- PROMPT -
Copy exactly the lines from the start of the material through the line with "plt.rcParams['font.family'] = ['Liberation". Pictures stay out of the copy.

- EXTRACTED MATERIAL -

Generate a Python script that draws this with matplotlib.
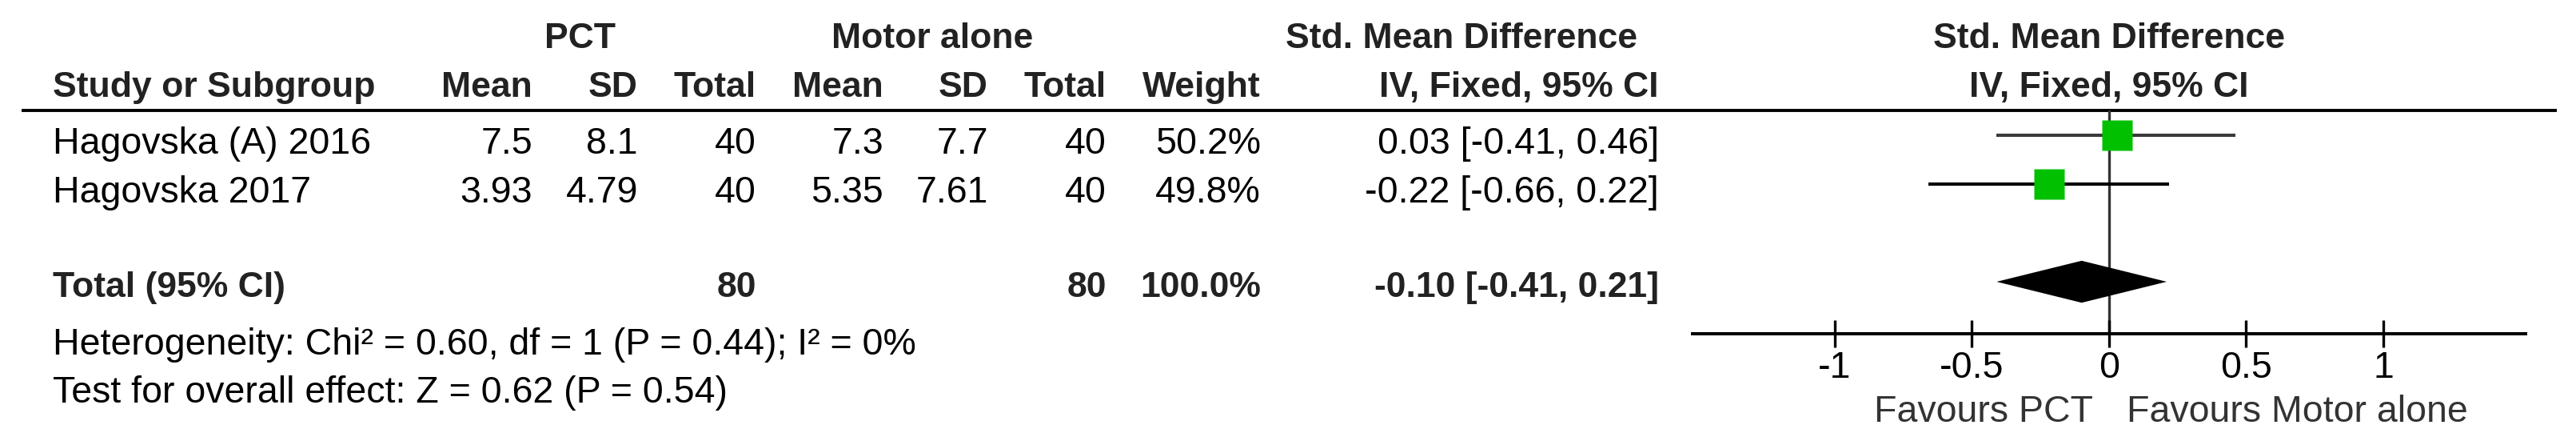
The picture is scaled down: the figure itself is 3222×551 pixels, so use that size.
import matplotlib
matplotlib.use("Agg")
import matplotlib.pyplot as plt

plt.rcParams['font.family'] = ['Liberation Sans', 'DejaVu Sans']

# data
studies = ["Hagovska (A) 2016", "Hagovska 2017"]
pct_mean = [7.5, 3.93]
pct_sd = [8.1, 4.79]
pct_n = [40, 40]
motor_mean = [7.3, 5.35]
motor_sd = [7.7, 7.61]
motor_n = [40, 40]
weights = [50.2, 49.8]
smd = [0.03, -0.22]
ci_low = [-0.41, -0.66]
ci_high = [0.46, 0.22]

total_pct_n = 80
total_motor_n = 80
total_weight = 100.0
total_smd = -0.10
total_low = -0.41
total_high = 0.21

heterogeneity = "Heterogeneity: Chi² = 0.60, df = 1 (P = 0.44); I² = 0%"
overall = "Test for overall effect: Z = 0.62 (P = 0.54)"

ticks = [-1, -0.5, 0, 0.5, 1]
tick_labels = ["-1", "-0.5", "0", "0.5", "1"]
left_label = "Favours PCT"
right_label = "Favours Motor alone"

W, H = 3223, 551
fig = plt.figure(figsize=(W / 100, H / 100), dpi=100)

# text table, pixel coords
tx = fig.add_axes([0, 0, 1, 1])
tx.set_xlim(0, W)
tx.set_ylim(H, 0)
tx.axis('off')

fs = 33.5
fsb = 32
hcol = '#222222'
pitch = 61
row0 = 192
total_row = 3

# column right edges
c_study = 66
c_pm, c_psd, c_pn = 666, 798, 946
c_mm, c_msd, c_mn = 1105, 1236, 1384
c_w = 1577
c_ci = 2075
c_plot = 2638

hb = dict(fontsize=fsb, fontweight='bold', color=hcol, va='baseline')
tx.text(726, 60, "PCT", ha='center', **hb)
tx.text(1166, 60, "Motor alone", ha='center', **hb)
tx.text(1828, 60, "Std. Mean Difference", ha='center', **hb)
tx.text(c_plot, 60, "Std. Mean Difference", ha='center', **hb)

tx.text(c_study, 121, "Study or Subgroup", ha='left', **hb)
for x, s in [(c_pm, "Mean"), (c_psd, "SD"), (c_pn, "Total"),
             (c_mm, "Mean"), (c_msd, "SD"), (c_mn, "Total"), (c_w, "Weight"),
             (c_ci, "IV, Fixed, 95% CI")]:
    tx.text(x, 121, s, ha='right', **hb)
tx.text(c_plot, 121, "IV, Fixed, 95% CI", ha='center', **hb)

tx.plot([27, 3198], [138, 138], color='black', lw=2.8, solid_capstyle='butt')

for i, name in enumerate(studies):
    y = row0 + i * pitch
    tx.text(c_study, y, name, fontsize=fs, va='baseline', ha='left')
    vals = [(c_pm, str(pct_mean[i])), (c_psd, str(pct_sd[i])), (c_pn, str(pct_n[i])),
            (c_mm, str(motor_mean[i])), (c_msd, str(motor_sd[i])), (c_mn, str(motor_n[i])),
            (c_w, f"{weights[i]:.1f}%"),
            (c_ci, f"{smd[i]:.2f} [{ci_low[i]:.2f}, {ci_high[i]:.2f}]")]
    for x, s in vals:
        tx.text(x, y, s, fontsize=fs, va='baseline', ha='right')

yt = 371
tb = dict(fontsize=fsb, fontweight='bold', color=hcol, va='baseline')
tx.text(c_study, yt, "Total (95% CI)", ha='left', **tb)
tx.text(c_pn, yt, str(total_pct_n), ha='right', **tb)
tx.text(c_mn, yt, str(total_motor_n), ha='right', **tb)
tx.text(c_w, yt, f"{total_weight:.1f}%", ha='right', **tb)
tx.text(c_ci, yt, f"{total_smd:.2f} [{total_low:.2f}, {total_high:.2f}]", ha='right', **tb)

tx.text(c_study, 443, heterogeneity, fontsize=fs, va='baseline', ha='left')
tx.text(c_study, 503, overall, fontsize=fs, va='baseline', ha='left')

tx.text(c_plot - 20, 527, left_label, fontsize=fs, color='#333333', va='baseline', ha='right')
tx.text(c_plot + 22, 527, right_label, fontsize=fs, color='#333333', va='baseline', ha='left')

# forest plot panel
px_unit = 343
x0, x1 = 2117, 3159
top, bot = 138, 417
ax = fig.add_axes([x0 / W, 1 - bot / H, (x1 - x0) / W, (bot - top) / H])
ax.patch.set_alpha(0)
ax.set_xlim((x0 - c_plot) / px_unit, (x1 - c_plot) / px_unit)
ax.set_ylim((bot - 169) / pitch, (top - 169) / pitch)
for s in ['top', 'left', 'right']:
    ax.spines[s].set_visible(False)
ax.spines['bottom'].set_linewidth(2.9)
ax.set_yticks([])
ax.set_xticks(ticks)
ax.set_xticklabels(tick_labels)
ax.tick_params(axis='x', direction='inout', length=24.5, width=2.4, pad=3, labelsize=fs)

ax.axvline(0, color='#333333', lw=2.4, zorder=1)

ci_colors = ['#3a3a3a', 'black']
for i in range(len(studies)):
    ax.plot([ci_low[i], ci_high[i]], [i, i], color=ci_colors[i], lw=2.9, zorder=2,
            solid_capstyle='butt')
    ax.plot(smd[i], i, marker='s', markersize=28, color='#00C000', mec='none', zorder=3)

dh = 0.43
ax.fill([total_low, total_smd, total_high, total_smd],
        [total_row, total_row - dh, total_row, total_row + dh], color='black', lw=0, zorder=3)

fig.savefig('out.png', dpi=100)
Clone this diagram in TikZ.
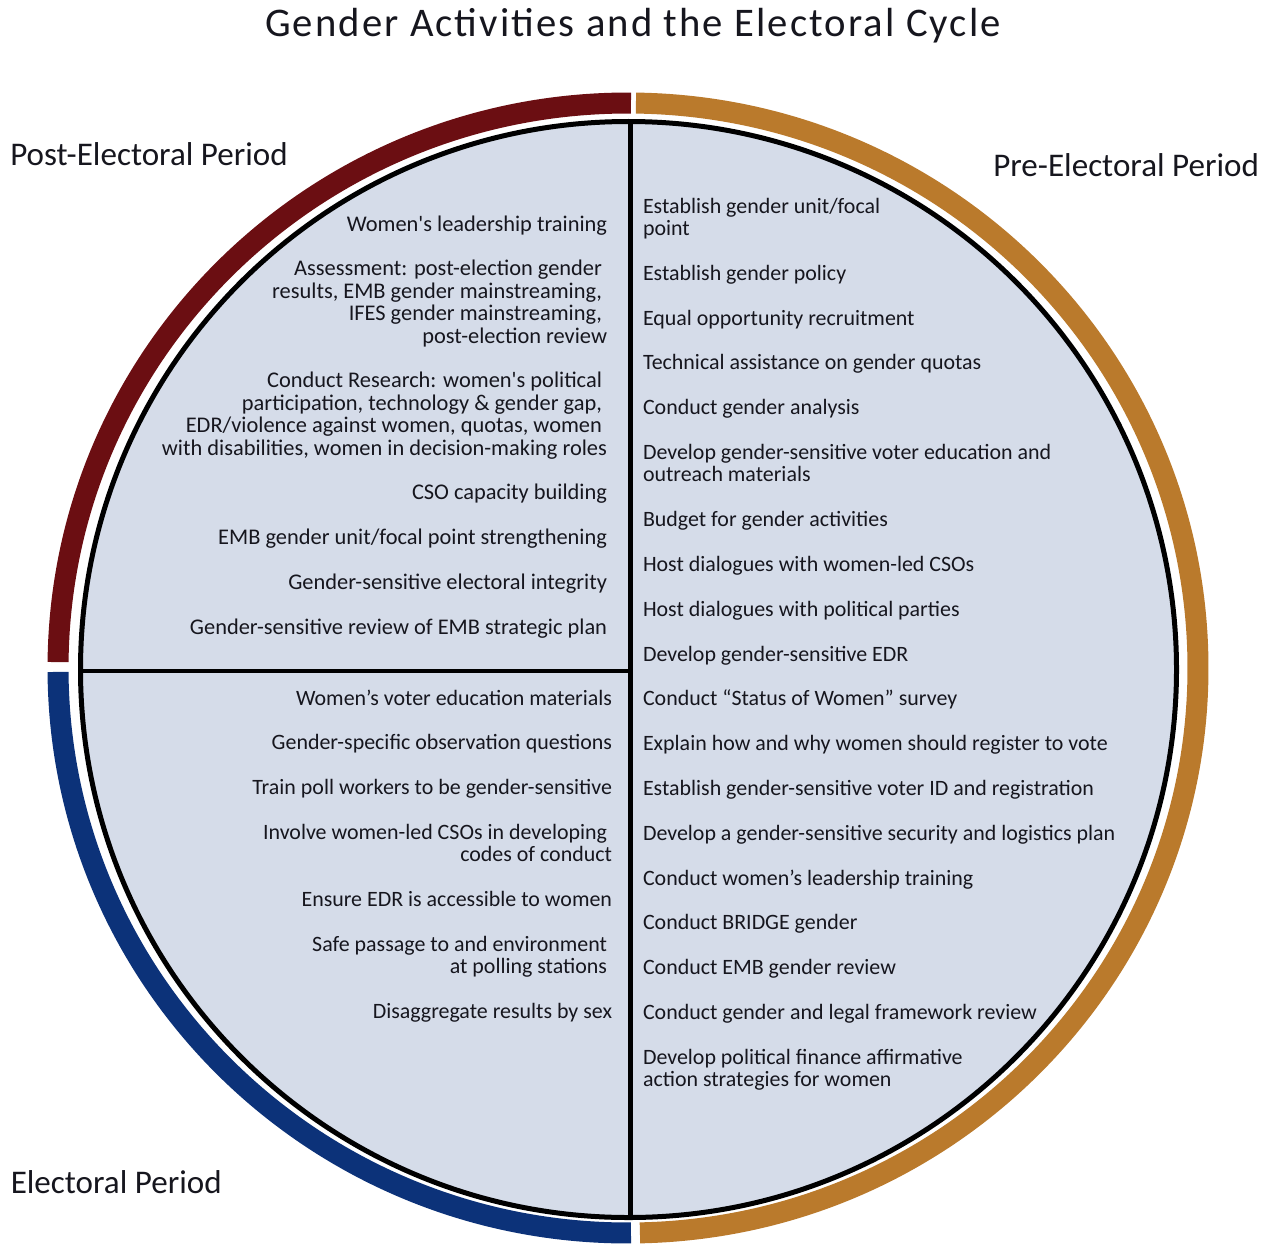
\documentclass[tikz,border=0pt]{standalone}
\usepackage{fontspec}
\setmainfont{Carlito}
\definecolor{fillc}{RGB}{213,220,233}
\definecolor{redc}{RGB}{107,14,18}
\definecolor{orc}{RGB}{186,122,44}
\definecolor{bluec}{RGB}{12,50,121}
\definecolor{txt}{RGB}{22,22,30}
\newcommand{\trail}{\kern0.226em}
\begin{document}
\begin{tikzpicture}[x=0.75pt,y=-0.75pt,
  item/.style={inner sep=0pt, outer sep=0pt, text=txt, font=\fontsize{16.45pt}{16.8pt}\selectfont},
  ritem/.style={item, anchor=base west, align=left},
  litem/.style={item, anchor=base east, align=right},
  pitem/.style={litem, font=\fontsize{16.8pt}{16.8pt}\selectfont},
  period/.style={inner sep=0pt, anchor=base west, text=txt, font=\fontsize{24.8pt}{29pt}\selectfont},
  titlestyle/.style={inner sep=0pt, anchor=base, text=txt, font=\fontsize{30.5pt}{36pt}\selectfont\addfontfeature{LetterSpace=5.2}},
  band/.style={line width=15.75pt},
  divider/.style={line width=3.4pt, black},
  rim/.style={line width=3.75pt, black}]
\useasboundingbox (0,0) rectangle (1273,1245);
\coordinate (rc) at (628,668);
\coordinate (cc) at (628.5,669.5);
% outer coloured ring
\draw[band, redc] (rc) ++(-89.7:570 and 565) arc[start angle=-89.7, end angle=-179.4, x radius=570, y radius=565];
\draw[band, bluec] (rc) ++(-180.4:570 and 565) arc[start angle=-180.4, end angle=-270.3, x radius=570, y radius=565];
\draw[band, orc] (rc) ++(-271.2:570 and 565) arc[start angle=-271.2, end angle=-449.2, x radius=570, y radius=565];
% circle
\fill[fillc] (cc) circle[radius=548];
\begin{scope}
\clip (cc) circle[radius=548];
\coordinate (vtop) at (630.5,100);
\coordinate (vbot) at (630.5,1240);
\coordinate (hleft) at (60,671);
\coordinate (hright) at (630.5,671);
\draw[divider] (vtop) -- (vbot);
\draw[divider] (hleft) -- (hright);
\end{scope}
\draw[rim] (cc) circle[radius=548];
% title and period labels
\node[titlestyle] (title) at (633,36.5) {Gender Activities and the Electoral Cycle};
\node[period] (post) at (10,166) {Post-Electoral Period};
\node[period] (pre) at (993,176.7) {Pre-Electoral Period};
\node[period] (elec) at (10.5,1193.5) {Electoral Period};
% right column
\node[ritem] (r1) at (643,235.4) {Establish gender unit/focal\\point};
\node[ritem] (r2) at (643,280.2) {Establish gender policy};
\node[ritem] (r3) at (643,325) {Equal opportunity recruitment};
\node[ritem] (r4) at (643,369.8) {Technical assistance on gender quotas};
\node[ritem] (r5) at (643,414.6) {Conduct gender analysis};
\node[ritem] (r6) at (643,481.8) {Develop gender-sensitive voter education and\\outreach materials};
\node[ritem] (r7) at (643,526.6) {Budget for gender activities};
\node[ritem] (r8) at (643,571.4) {Host dialogues with women-led CSOs};
\node[ritem] (r9) at (643,616.2) {Host dialogues with political parties};
\node[ritem] (r10) at (643,661) {Develop gender-sensitive EDR};
\node[ritem] (r11) at (643,705.8) {Conduct “Status of Women” survey};
\node[ritem] (r12) at (643,750.6) {Explain how and why women should register to vote};
\node[ritem] (r13) at (643,795.4) {Establish gender-sensitive voter ID and registration};
\node[ritem] (r14) at (643,840.2) {Develop a gender-sensitive security and logistics plan};
\node[ritem] (r15) at (643,885) {Conduct women’s leadership training};
\node[ritem] (r16) at (643,929.8) {Conduct BRIDGE gender};
\node[ritem] (r17) at (643,974.6) {Conduct EMB gender review};
\node[ritem] (r18) at (643,1019.4) {Conduct gender and legal framework review};
\node[ritem] (r19) at (643,1086.6) {Develop political finance affirmative\\action strategies for women};
% upper left column
\node[pitem] (p1) at (607,231) {Women\textquotesingle s leadership training};
\node[pitem] (p2) at (607,343) {Assessment: post-election gender\trail\\results, EMB gender mainstreaming,\trail\\IFES gender mainstreaming,\trail\\post-election review};
\node[pitem] (p3) at (607,455) {Conduct Research: women\textquotesingle s political\trail\\participation, technology \& gender gap,\trail\\EDR/violence against women, quotas, women\trail\\with disabilities, women in decision-making roles};
\node[pitem] (p4) at (607,499.8) {CSO capacity building};
\node[pitem] (p5) at (607,544.6) {EMB gender unit/focal point strengthening};
\node[pitem] (p6) at (607,589.4) {Gender-sensitive electoral integrity};
\node[pitem] (p7) at (607,634.2) {Gender-sensitive review of EMB strategic plan};
% lower left column
\node[litem] (e1) at (612,705) {Women’s voter education materials};
\node[litem] (e2) at (612,749.8) {Gender-specific observation questions};
\node[litem] (e3) at (612,794.6) {Train poll workers to be gender-sensitive};
\node[litem] (e4) at (612,861.8) {Involve women-led CSOs in developing\trail\\codes of conduct};
\node[litem] (e5) at (612,906.6) {Ensure EDR is accessible to women};
\node[litem] (e6) at (612,973.8) {Safe passage to and environment\trail\\at polling stations\trail};
\node[litem] (e7) at (612,1018.6) {Disaggregate results by sex};
\end{tikzpicture}
\end{document}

- RIGHT ANSWER -
Generate a Python script that draws this with matplotlib.
The picture is scaled down: the figure itself is 3222×551 pixels, so use that size.
import matplotlib
matplotlib.use("Agg")
import matplotlib.pyplot as plt

plt.rcParams['font.family'] = ['Liberation Sans', 'DejaVu Sans']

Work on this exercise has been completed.